Rows from a dataset of charts and code
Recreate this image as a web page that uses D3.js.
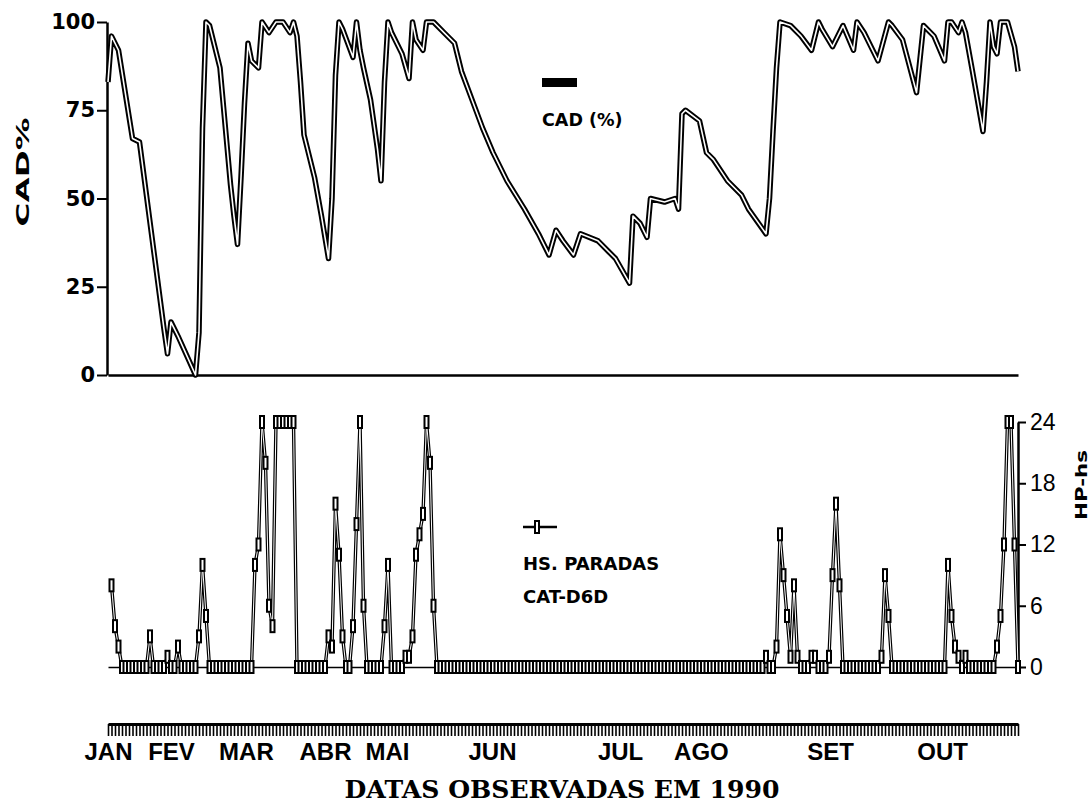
<!DOCTYPE html>
<html>
<head>
<meta charset="utf-8">
<script src="https://d3js.org/d3.v7.min.js"></script>
<style>
  body { margin: 0; background: #fff; }
  svg { display: block; }
</style>
</head>
<body>
<div id="chart"></div>
<script>
// width and height
var w = 1090;
var h = 805;

// observation number (x) and CAD % for the top panel
var cadObs = [0, 1, 3, 7, 9, 16, 17, 18, 20, 25,
  26, 27, 28, 29, 32, 35, 36, 37, 38, 39,
  40, 41, 43, 44, 46, 48, 50, 52, 53, 54,
  55, 56, 59, 61, 63, 64, 65, 66, 67, 70,
  71, 72, 73, 75, 77, 78, 79, 80, 81, 84,
  86, 87, 88, 90, 91, 93, 96, 99, 101, 104,
  107, 110, 114, 119, 123, 126, 128, 130, 133, 135,
  140, 143, 145, 149, 150, 152, 154, 155, 159, 162,
  163, 164, 165, 169, 171, 173, 177, 181, 183, 188,
  189, 190, 191, 192, 195, 198, 201, 203, 204, 207,
  210, 213, 214, 216, 220, 223, 224, 227, 231, 233,
  236, 239, 240, 241, 243, 244, 245, 247, 250, 251,
  252, 253, 254, 255, 257, 259, 260];
var cadPct = [83, 96, 92, 67, 66, 13, 6, 15, 11, 0,
  12, 70, 100, 99, 87, 54, 45, 37, 56, 77,
  94, 89, 87, 100, 97, 100, 100, 97, 100, 96,
  83, 68, 56, 45, 33, 50, 85, 100, 98, 90,
  100, 92, 87, 78, 64, 55, 83, 100, 97, 91,
  84, 100, 95, 92, 100, 100, 97, 94, 86, 78,
  70, 63, 55, 47, 40, 34, 41, 38, 34, 40,
  38, 35, 33, 26, 45, 43, 39, 50, 49, 50,
  47, 74, 75, 72, 63, 61, 55, 51, 47, 40,
  50, 69, 87, 100, 99, 96, 92, 100, 98, 93,
  99, 92, 100, 97, 89, 100, 99, 95, 80, 99,
  96, 89, 100, 100, 97, 100, 97, 86, 69, 83,
  100, 93, 91, 100, 100, 93, 86];

// hours stopped, one value per observation, starting at observation 1
var hsFirstObs = 1;
var hsHours = [
  8, 4, 2, 0, 0, 0, 0, 0, 0, 0,
  0, 3, 0, 0, 0, 0, 1, 0, 0, 2,
  0, 0, 0, 0, 0, 3, 10, 5, 0, 0,
  0, 0, 0, 0, 0, 0, 0, 0, 0, 0,
  0, 10, 12, 24, 20, 6, 4, 24, 24, 24,
  24, 24, 24, 0, 0, 0, 0, 0, 0, 0,
  0, 0, 3, 2, 16, 11, 3, 0, 0, 4,
  14, 24, 6, 0, 0, 0, 0, 0, 4, 10,
  0, 0, 0, 0, 1, 1, 3, 11, 13, 15,
  24, 20, 6, 0, 0, 0, 0, 0, 0, 0,
  0, 0, 0, 0, 0, 0, 0, 0, 0, 0,
  0, 0, 0, 0, 0, 0, 0, 0, 0, 0,
  0, 0, 0, 0, 0, 0, 0, 0, 0, 0,
  0, 0, 0, 0, 0, 0, 0, 0, 0, 0,
  0, 0, 0, 0, 0, 0, 0, 0, 0, 0,
  0, 0, 0, 0, 0, 0, 0, 0, 0, 0,
  0, 0, 0, 0, 0, 0, 0, 0, 0, 0,
  0, 0, 0, 0, 0, 0, 0, 0, 0, 0,
  0, 0, 0, 0, 0, 0, 0, 1, 0, 0,
  2, 13, 9, 5, 1, 8, 1, 0, 0, 0,
  1, 1, 0, 0, 0, 1, 9, 16, 8, 0,
  0, 0, 0, 0, 0, 0, 0, 0, 0, 0,
  1, 9, 5, 0, 0, 0, 0, 0, 0, 0,
  0, 0, 0, 0, 0, 0, 0, 0, 0, 10,
  5, 2, 1, 0, 1, 0, 0, 0, 0, 0,
  0, 0, 0, 2, 5, 12, 24, 24, 12, 0];

// month labels and the observation they sit on
var months = ["JAN", "FEV", "MAR", "ABR", "MAI", "JUN", "JUL", "AGO", "SET", "OUT"];
var monthObs = [0, 18, 39.4, 62, 79.7, 109.7, 146.3, 169.4, 206.3, 238.3];

var cadTicks = [0, 25, 50, 75, 100];
var hsTicks = [0, 6, 12, 18, 24];
var lastObs = 260;

var cad = cadObs.map(function(d, i) { return [d, cadPct[i]]; });
var hs = hsHours.map(function(d, i) { return [hsFirstObs + i, d]; });

// scales
var x = d3.scaleLinear().domain([0, lastObs]).range([108, 1018]);
var yCad = d3.scaleLinear().domain([0, 100]).range([375, 22]);
var yHs = d3.scaleLinear().domain([0, 24]).range([667, 422]);

var svg = d3.select("#chart")
  .append("svg")
  .attr("width", w)
  .attr("height", h);

//--------------------------- TOP: CAD % ---------------------------//

var gLeft = svg.append("g")
  .attr("transform", "translate(107,0)")
  .call(d3.axisLeft(yCad).tickValues(cadTicks).tickSize(10).tickSizeOuter(0).tickPadding(2));

gLeft.select(".domain").attr("stroke-width", 2.5);
gLeft.selectAll(".tick line").attr("stroke-width", 2);
gLeft.selectAll(".tick text")
  .attr("font-family", "DejaVu Sans")
  .attr("font-weight", "bold")
  .attr("font-size", "21px")
  .attr("fill", "#000");

var gTopBase = svg.append("g")
  .attr("transform", "translate(0,375)")
  .call(d3.axisBottom(x).tickValues([]).tickSizeOuter(0));
gTopBase.select(".domain").attr("stroke-width", 2.5);

var cadLine = d3.line()
  .x(function(d) { return x(d[0]); })
  .y(function(d) { return yCad(d[1]); });

// hollow line: black stroke with a white core
svg.append("path")
  .datum(cad)
  .attr("d", cadLine)
  .attr("fill", "none")
  .attr("stroke", "#000")
  .attr("stroke-width", 5.5)
  .attr("stroke-linejoin", "round");

svg.append("path")
  .datum(cad)
  .attr("d", cadLine)
  .attr("fill", "none")
  .attr("stroke", "#fff")
  .attr("stroke-width", 1.6)
  .attr("stroke-linejoin", "round");

svg.append("text")
  .text("CAD%")
  .attr("transform", "translate(29,172) rotate(-90)")
  .attr("text-anchor", "middle")
  .attr("font-family", "DejaVu Sans")
  .attr("font-weight", "bold")
  .attr("font-size", "18px")
  .attr("textLength", 109)
  .attr("lengthAdjust", "spacingAndGlyphs");

// legend top
svg.append("rect")
  .attr("x", 542)
  .attr("y", 78)
  .attr("width", 35)
  .attr("height", 9)
  .attr("fill", "#000");

svg.append("text")
  .text("CAD (%)")
  .attr("x", 542)
  .attr("y", 126)
  .attr("font-family", "DejaVu Sans")
  .attr("font-weight", "bold")
  .attr("font-size", "17.5px");

//--------------------------- BOTTOM: HS. PARADAS ---------------------------//

var gBase = svg.append("g")
  .attr("transform", "translate(0,667)")
  .call(d3.axisBottom(x).tickValues([]).tickSizeOuter(0));
gBase.select(".domain").attr("stroke-width", 1.5);

var gRight = svg.append("g")
  .attr("transform", "translate(1018,0)")
  .call(d3.axisRight(yHs).tickValues(hsTicks).tickSize(8).tickSizeOuter(0).tickPadding(4));

gRight.select(".domain").attr("stroke-width", 2.5);
gRight.selectAll(".tick line").attr("stroke-width", 2);
gRight.selectAll(".tick text")
  .attr("font-family", "Liberation Sans")
  .attr("font-size", "23px")
  .attr("fill", "#000");

var hsLine = d3.line()
  .x(function(d) { return x(d[0]); })
  .y(function(d) { return yHs(d[1]); });

svg.append("path")
  .datum(hs)
  .attr("d", hsLine)
  .attr("fill", "none")
  .attr("stroke", "#000")
  .attr("stroke-width", 3.4);

svg.append("path")
  .datum(hs)
  .attr("d", hsLine)
  .attr("fill", "none")
  .attr("stroke", "#fff")
  .attr("stroke-width", 1);

// markers: thick outline, small white core, so runs of zeros merge into a dark band
svg.selectAll("rect.mark")
  .data(hs)
  .enter()
  .append("rect")
  .attr("class", "mark")
  .attr("x", function(d) { return x(d[0]) - 2; })
  .attr("y", function(d) { return yHs(d[1]) - 6; })
  .attr("width", 4)
  .attr("height", 12)
  .attr("fill", "#fff")
  .attr("stroke", "#000")
  .attr("stroke-width", 2);

svg.append("text")
  .text("HP-hs")
  .attr("transform", "translate(1087,485) rotate(-90)")
  .attr("text-anchor", "middle")
  .attr("font-family", "DejaVu Sans")
  .attr("font-weight", "bold")
  .attr("font-size", "15px")
  .attr("textLength", 70)
  .attr("lengthAdjust", "spacingAndGlyphs");

// legend bottom
svg.append("line")
  .attr("x1", 523)
  .attr("x2", 557)
  .attr("y1", 527)
  .attr("y2", 527)
  .attr("stroke", "#000")
  .attr("stroke-width", 2.5);

svg.append("rect")
  .attr("x", 535)
  .attr("y", 521)
  .attr("width", 4)
  .attr("height", 12)
  .attr("fill", "#fff")
  .attr("stroke", "#000")
  .attr("stroke-width", 2);

svg.append("text")
  .text("HS. PARADAS")
  .attr("x", 523)
  .attr("y", 570)
  .attr("font-family", "DejaVu Sans")
  .attr("font-weight", "bold")
  .attr("font-size", "18px");

svg.append("text")
  .text("CAT-D6D")
  .attr("x", 523)
  .attr("y", 603)
  .attr("font-family", "DejaVu Sans")
  .attr("font-weight", "bold")
  .attr("font-size", "18px");

//--------------------------- DATE AXIS ---------------------------//

var gComb = svg.append("g")
  .attr("transform", "translate(0,724)")
  .call(d3.axisBottom(x).tickValues(d3.range(0, lastObs + 1)).tickSize(12).tickSizeOuter(0).tickFormat(""));
gComb.select(".domain").attr("stroke-width", 3);
gComb.selectAll(".tick line").attr("stroke-width", 1.6);

var gMonths = svg.append("g")
  .attr("transform", "translate(0,742)")
  .call(d3.axisBottom(x).tickValues(monthObs).tickSize(0).tickPadding(1)
    .tickFormat(function(d, i) { return months[i]; }));
gMonths.select(".domain").remove();
gMonths.selectAll(".tick text")
  .attr("font-family", "Liberation Sans")
  .attr("font-weight", "bold")
  .attr("font-size", "24px")
  .attr("fill", "#000");

svg.append("text")
  .text("DATAS OBSERVADAS EM 1990")
  .attr("x", 562)
  .attr("y", 798)
  .attr("text-anchor", "middle")
  .attr("font-family", "DejaVu Serif")
  .attr("font-weight", "bold")
  .attr("font-size", "25px")
  .attr("textLength", 435)
  .attr("lengthAdjust", "spacingAndGlyphs");
</script>
</body>
</html>
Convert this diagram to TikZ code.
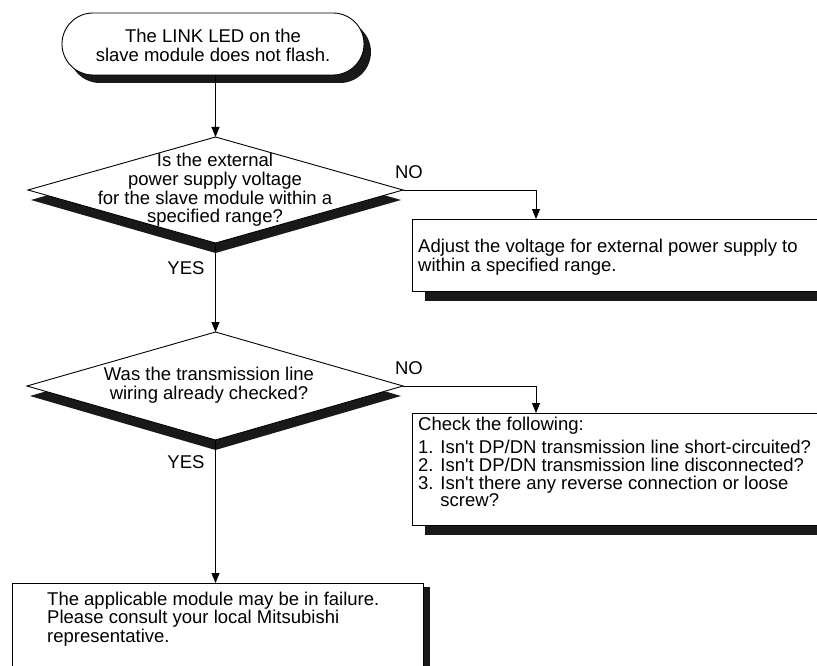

## Set exercise
Please restate the material above line by line, exactly, beginning at its first line and ending with the line that contains "var h = 805;", without any pictures.

## Result of the task
Recreate this image as a web page that uses D3.js.
<!DOCTYPE html>
<html>
<head>
<meta charset="utf-8">
<script src="https://d3js.org/d3.v7.min.js"></script>
<style>
  body { margin: 0; background: #fff; }
  svg { display: block; }
</style>
</head>
<body>
<div id="chart"></div>
<script>
// width and height
var w = 1090;
var h = 805;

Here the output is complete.